§ WHAT IS NEEDED
Could the lines from the start of the data through the line with "handletextpad=0.3, columnspacing=0.7)" be set down exactly, with no pictures among them?

§ Dataset records
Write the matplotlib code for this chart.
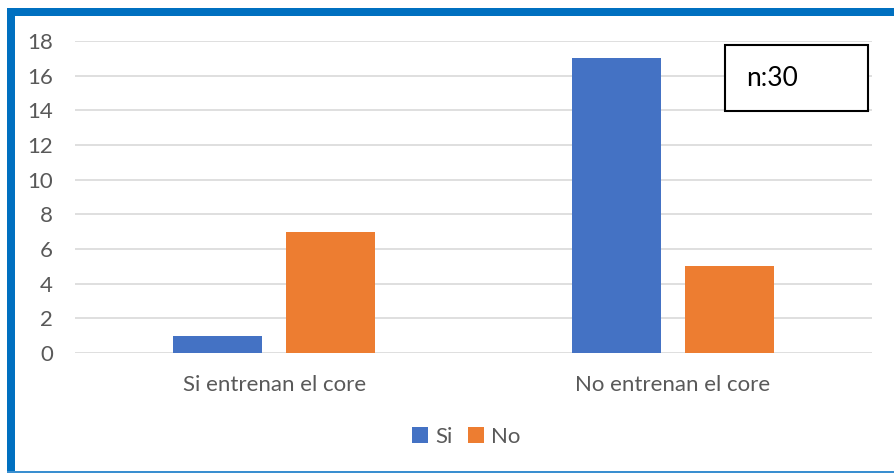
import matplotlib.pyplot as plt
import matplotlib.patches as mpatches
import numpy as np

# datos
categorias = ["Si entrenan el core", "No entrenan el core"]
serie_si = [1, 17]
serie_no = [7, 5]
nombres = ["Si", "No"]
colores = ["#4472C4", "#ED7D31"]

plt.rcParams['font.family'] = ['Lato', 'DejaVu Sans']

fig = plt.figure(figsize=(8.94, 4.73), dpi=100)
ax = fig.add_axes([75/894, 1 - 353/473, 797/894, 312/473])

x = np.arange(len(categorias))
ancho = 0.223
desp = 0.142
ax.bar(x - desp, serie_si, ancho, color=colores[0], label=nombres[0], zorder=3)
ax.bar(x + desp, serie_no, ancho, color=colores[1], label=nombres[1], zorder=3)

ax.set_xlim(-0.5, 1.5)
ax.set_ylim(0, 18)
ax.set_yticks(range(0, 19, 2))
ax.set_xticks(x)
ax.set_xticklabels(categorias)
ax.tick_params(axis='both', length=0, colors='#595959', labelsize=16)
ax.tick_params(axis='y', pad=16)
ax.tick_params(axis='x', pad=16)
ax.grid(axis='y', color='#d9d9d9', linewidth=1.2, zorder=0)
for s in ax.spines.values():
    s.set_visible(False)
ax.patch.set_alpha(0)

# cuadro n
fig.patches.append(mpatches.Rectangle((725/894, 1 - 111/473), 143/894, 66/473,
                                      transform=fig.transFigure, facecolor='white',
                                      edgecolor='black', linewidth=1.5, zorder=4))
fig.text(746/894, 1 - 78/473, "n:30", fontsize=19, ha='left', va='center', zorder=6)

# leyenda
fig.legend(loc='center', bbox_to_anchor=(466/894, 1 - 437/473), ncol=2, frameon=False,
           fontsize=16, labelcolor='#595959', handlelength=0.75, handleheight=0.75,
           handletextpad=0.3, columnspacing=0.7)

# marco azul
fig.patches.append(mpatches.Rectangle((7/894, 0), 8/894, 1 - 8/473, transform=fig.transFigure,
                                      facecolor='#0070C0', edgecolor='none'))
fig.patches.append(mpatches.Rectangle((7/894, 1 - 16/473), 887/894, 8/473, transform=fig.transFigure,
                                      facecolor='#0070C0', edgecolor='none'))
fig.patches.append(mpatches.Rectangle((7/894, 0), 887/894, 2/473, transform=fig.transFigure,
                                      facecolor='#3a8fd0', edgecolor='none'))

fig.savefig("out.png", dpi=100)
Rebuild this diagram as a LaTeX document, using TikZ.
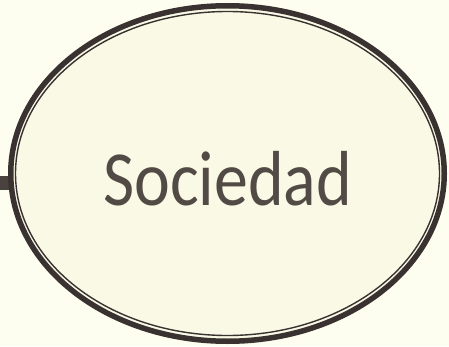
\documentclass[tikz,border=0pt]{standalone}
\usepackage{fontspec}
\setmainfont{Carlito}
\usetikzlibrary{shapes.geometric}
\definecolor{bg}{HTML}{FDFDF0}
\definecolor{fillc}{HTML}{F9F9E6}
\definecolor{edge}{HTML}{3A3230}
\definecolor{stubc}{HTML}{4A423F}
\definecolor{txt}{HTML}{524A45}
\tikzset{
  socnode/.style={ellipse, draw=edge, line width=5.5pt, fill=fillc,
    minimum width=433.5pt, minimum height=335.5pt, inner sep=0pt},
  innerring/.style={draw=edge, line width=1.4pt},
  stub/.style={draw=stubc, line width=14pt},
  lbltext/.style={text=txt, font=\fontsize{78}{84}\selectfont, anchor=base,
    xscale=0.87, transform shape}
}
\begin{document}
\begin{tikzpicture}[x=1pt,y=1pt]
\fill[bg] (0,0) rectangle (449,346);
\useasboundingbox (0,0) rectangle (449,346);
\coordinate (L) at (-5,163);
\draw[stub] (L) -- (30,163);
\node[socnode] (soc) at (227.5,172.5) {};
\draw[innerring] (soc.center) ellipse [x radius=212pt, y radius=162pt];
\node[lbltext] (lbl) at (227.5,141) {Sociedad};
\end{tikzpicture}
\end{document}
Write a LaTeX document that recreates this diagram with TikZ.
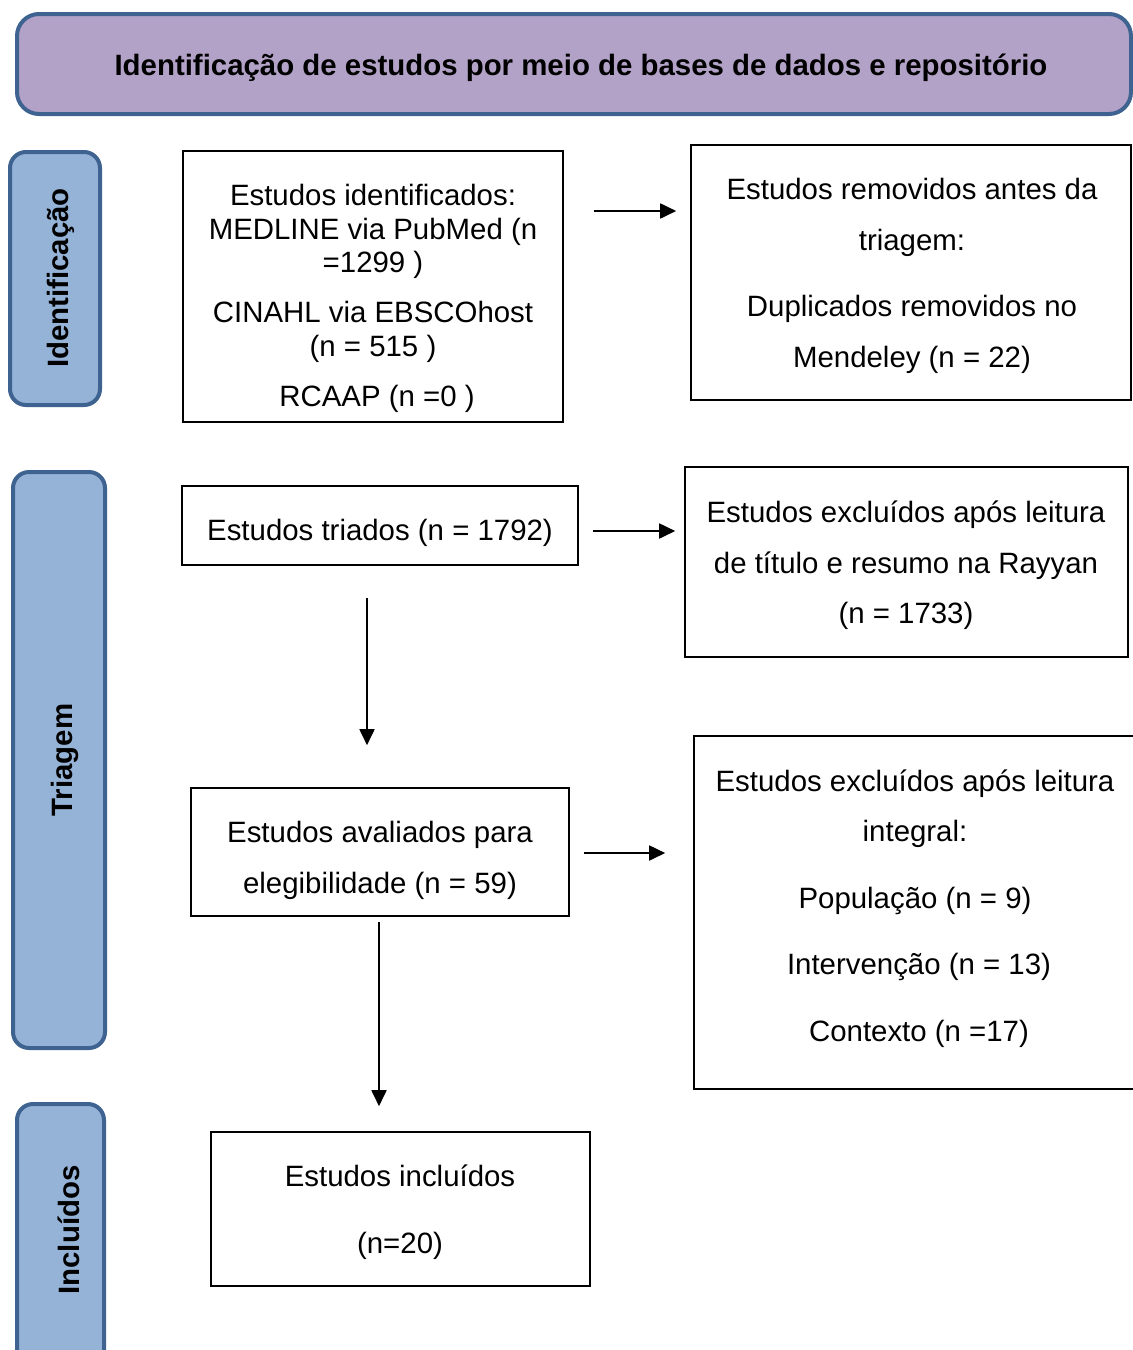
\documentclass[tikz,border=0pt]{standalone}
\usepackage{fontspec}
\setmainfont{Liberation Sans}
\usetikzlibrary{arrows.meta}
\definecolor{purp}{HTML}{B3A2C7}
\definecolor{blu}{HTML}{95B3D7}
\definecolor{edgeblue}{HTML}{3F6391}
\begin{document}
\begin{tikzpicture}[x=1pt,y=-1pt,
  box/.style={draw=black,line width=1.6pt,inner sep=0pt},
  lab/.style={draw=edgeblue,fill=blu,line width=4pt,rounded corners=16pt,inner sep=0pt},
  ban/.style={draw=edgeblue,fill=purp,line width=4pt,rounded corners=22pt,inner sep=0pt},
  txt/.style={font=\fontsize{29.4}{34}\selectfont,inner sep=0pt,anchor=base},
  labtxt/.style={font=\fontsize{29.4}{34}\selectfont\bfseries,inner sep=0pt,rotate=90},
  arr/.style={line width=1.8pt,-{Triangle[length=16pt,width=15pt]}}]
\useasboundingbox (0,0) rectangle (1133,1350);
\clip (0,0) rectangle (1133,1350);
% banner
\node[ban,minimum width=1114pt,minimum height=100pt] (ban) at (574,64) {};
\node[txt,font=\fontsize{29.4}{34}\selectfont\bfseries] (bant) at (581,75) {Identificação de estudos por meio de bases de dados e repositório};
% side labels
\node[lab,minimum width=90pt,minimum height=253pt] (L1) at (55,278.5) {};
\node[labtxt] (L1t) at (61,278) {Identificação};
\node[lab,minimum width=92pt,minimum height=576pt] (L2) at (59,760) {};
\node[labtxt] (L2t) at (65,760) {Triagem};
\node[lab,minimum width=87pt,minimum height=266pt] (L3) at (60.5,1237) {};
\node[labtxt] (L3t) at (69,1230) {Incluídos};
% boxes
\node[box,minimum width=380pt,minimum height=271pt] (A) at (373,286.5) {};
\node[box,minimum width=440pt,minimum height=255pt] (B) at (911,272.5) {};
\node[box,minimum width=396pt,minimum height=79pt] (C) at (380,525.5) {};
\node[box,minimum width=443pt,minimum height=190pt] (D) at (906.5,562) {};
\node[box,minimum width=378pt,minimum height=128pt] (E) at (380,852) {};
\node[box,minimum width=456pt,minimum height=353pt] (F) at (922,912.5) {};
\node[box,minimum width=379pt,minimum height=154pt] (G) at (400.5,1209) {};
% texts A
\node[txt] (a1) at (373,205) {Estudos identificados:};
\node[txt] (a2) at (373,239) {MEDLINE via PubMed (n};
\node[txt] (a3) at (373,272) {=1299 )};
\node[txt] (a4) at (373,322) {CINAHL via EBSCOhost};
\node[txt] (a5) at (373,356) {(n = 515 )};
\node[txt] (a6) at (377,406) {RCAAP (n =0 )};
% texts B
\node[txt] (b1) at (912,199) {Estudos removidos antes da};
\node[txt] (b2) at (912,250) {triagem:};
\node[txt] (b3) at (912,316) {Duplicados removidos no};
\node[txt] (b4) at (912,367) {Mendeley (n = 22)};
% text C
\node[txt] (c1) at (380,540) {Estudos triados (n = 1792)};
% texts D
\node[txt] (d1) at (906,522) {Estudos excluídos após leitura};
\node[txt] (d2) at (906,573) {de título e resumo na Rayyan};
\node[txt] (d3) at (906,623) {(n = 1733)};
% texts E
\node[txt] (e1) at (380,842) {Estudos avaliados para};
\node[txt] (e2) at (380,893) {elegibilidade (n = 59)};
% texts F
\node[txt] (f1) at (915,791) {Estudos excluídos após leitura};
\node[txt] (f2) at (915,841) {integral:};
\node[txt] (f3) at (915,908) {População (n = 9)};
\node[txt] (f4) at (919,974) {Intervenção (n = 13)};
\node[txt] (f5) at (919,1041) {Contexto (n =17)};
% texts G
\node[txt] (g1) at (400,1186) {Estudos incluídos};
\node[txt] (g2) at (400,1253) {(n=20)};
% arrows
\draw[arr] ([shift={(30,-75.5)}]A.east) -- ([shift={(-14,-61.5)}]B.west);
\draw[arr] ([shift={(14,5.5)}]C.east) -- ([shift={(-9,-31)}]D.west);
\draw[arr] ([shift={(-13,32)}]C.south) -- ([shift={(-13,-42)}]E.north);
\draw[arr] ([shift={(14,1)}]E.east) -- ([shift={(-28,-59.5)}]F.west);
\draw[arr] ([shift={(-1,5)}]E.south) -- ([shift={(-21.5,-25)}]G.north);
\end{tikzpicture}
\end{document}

§ SOLUTION TO THIS TASK
Write the matplotlib code for this chart.
import matplotlib.pyplot as plt
import matplotlib.patches as mpatches
import numpy as np

# datos
categorias = ["Si entrenan el core", "No entrenan el core"]
serie_si = [1, 17]
serie_no = [7, 5]
nombres = ["Si", "No"]
colores = ["#4472C4", "#ED7D31"]

plt.rcParams['font.family'] = ['Lato', 'DejaVu Sans']

fig = plt.figure(figsize=(8.94, 4.73), dpi=100)
ax = fig.add_axes([75/894, 1 - 353/473, 797/894, 312/473])

x = np.arange(len(categorias))
ancho = 0.223
desp = 0.142
ax.bar(x - desp, serie_si, ancho, color=colores[0], label=nombres[0], zorder=3)
ax.bar(x + desp, serie_no, ancho, color=colores[1], label=nombres[1], zorder=3)

ax.set_xlim(-0.5, 1.5)
ax.set_ylim(0, 18)
ax.set_yticks(range(0, 19, 2))
ax.set_xticks(x)
ax.set_xticklabels(categorias)
ax.tick_params(axis='both', length=0, colors='#595959', labelsize=16)
ax.tick_params(axis='y', pad=16)
ax.tick_params(axis='x', pad=16)
ax.grid(axis='y', color='#d9d9d9', linewidth=1.2, zorder=0)
for s in ax.spines.values():
    s.set_visible(False)
ax.patch.set_alpha(0)

# cuadro n
fig.patches.append(mpatches.Rectangle((725/894, 1 - 111/473), 143/894, 66/473,
                                      transform=fig.transFigure, facecolor='white',
                                      edgecolor='black', linewidth=1.5, zorder=4))
fig.text(746/894, 1 - 78/473, "n:30", fontsize=19, ha='left', va='center', zorder=6)

# leyenda
fig.legend(loc='center', bbox_to_anchor=(466/894, 1 - 437/473), ncol=2, frameon=False,
           fontsize=16, labelcolor='#595959', handlelength=0.75, handleheight=0.75,
           handletextpad=0.3, columnspacing=0.7)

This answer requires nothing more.